There is no brokerage on a daily basis, but M2M is done and cash taken out or added in. STT is one time – on the sell side. There’s a futures tutorial you can look at as well. Hope that helps!

(Thanks Suhail for writing in!)

  • Rudra Chowdhury says:

    Hi Deepak,
    I guess you can emphasize a few more aspects which will help willing investors wanting to enter F&O for the first time.
    a) Effect of leverage: Since one pays only a margin and not the whole amount, the leverage goes up and can wreck havoc on the downside as MTMs will wipe out huge chunks of money more than intended.
    b) Most first time investors do not understand the implied premium on futures price
    (T, T+1, T+2)months based on time to maturity and risk free rate.
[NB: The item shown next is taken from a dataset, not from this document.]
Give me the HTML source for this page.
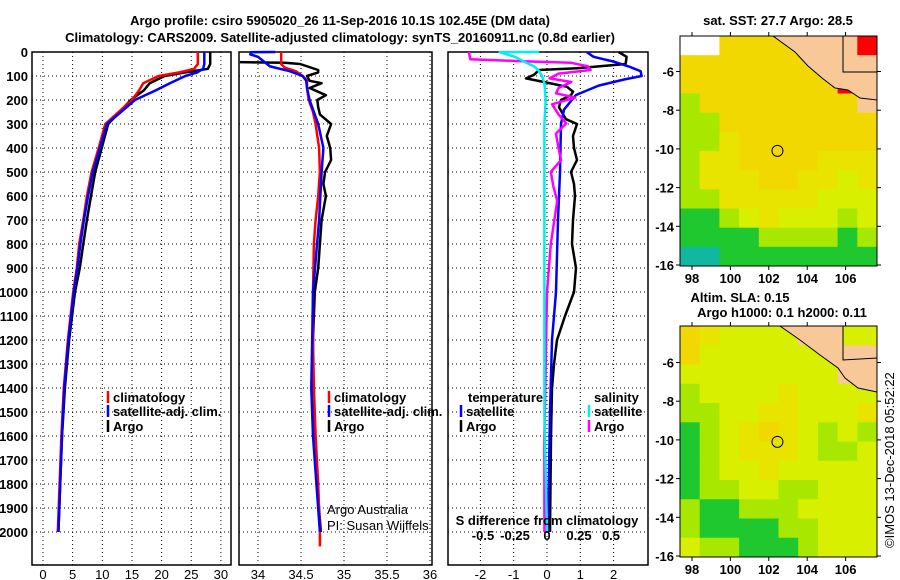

They try to do an arbitrage at the price gap when none actually exists.
    c) Lot size is a major hindrance specially for single stock futures as the liquidity remains pretty low outside of Nifty fifty. Many times the liquidity is the major reason of futures trading a premium/discount to their fair price.

  • Suhail says:

    Yo Deepak! Thx a ton mate for the answers.
    After asking, I googled around. So it seems this SEBI nod to physical settlement was never taken up by exchanges. Hmm..
    About rollovers, Duh me #facepalm! I used to think it was some fancy-schmancy xaction not for plebeians like me using online discount brokers. Proves once again to me, things are not complicated as they appear to be 🙂
    Two final Qs (sorry, can’t resist – hope you don’t mind) :
    a) Same cash-settlement holds true for options too?
    b) If I don’t square-off and allow it to expire, which price is considered to settle? Closing price of expiry day, avg of last n days, or some other auction-type price?
    c) Thx for the fish. But can you teach me fishing? Any book(s) you recommend that explains these basic transactions for Indian stk mkts? Something that includes details of SEBI/NSDL/CDSL/NSE/BSE and the relation governing them, lifeline of a stock-purchase(T+2), after-hours/pre-market, constitution and calculations of benchmark/other indices, closing prices, ticker prices, record dates, figuring out stock’s cum/ex-dividend status, how to gather these things from which websites, etcetc.
    Thanks again – that’d be all.

    • a) yes, cash settlement holds for options too.
      b) It’s always closing price of expiry day.
      c) There’s no real book for the Indian market other than Ashwani Gujral’s trading derivatives. But I’m writing one 🙂
      Cheers!

      • Suhail says:

        Hey you know, believe me, I was just thinking that if I don’t find any, this might as well be a good topic even for a moderate amateur like me to take up, research and with all kinds of self/mass-mkt-publishing (Rupa et al MRP 95) option available nowadays, make for a good foray into my own first book targeted at total newbies. At-least, I’ll have my spelling/grammar pat down for sure. Only hitch is the creeping self-doubt in ability to differentiate these dead-serious profound thoughts from day-dreaming – which usually happens only in hindsight ;-p
        I’m glad you are already taking it up. If I can be of any assistance in either researching, going through drafts, cleaning/polishing, making sure it’s accessible to a lay-reader etc- feel free to ping me. I’d love to be part of such an effort.
        ps: Did you create that Indian VC list and any update on that webinar?

  • Praveen says:

    Thanks for the post Deepak, even I had the same ques in my mind which were asked by Suhail

  • Abhijit says:

    Physical settlement does exist, BSE stock futures and options are Physically settled and not cash settled.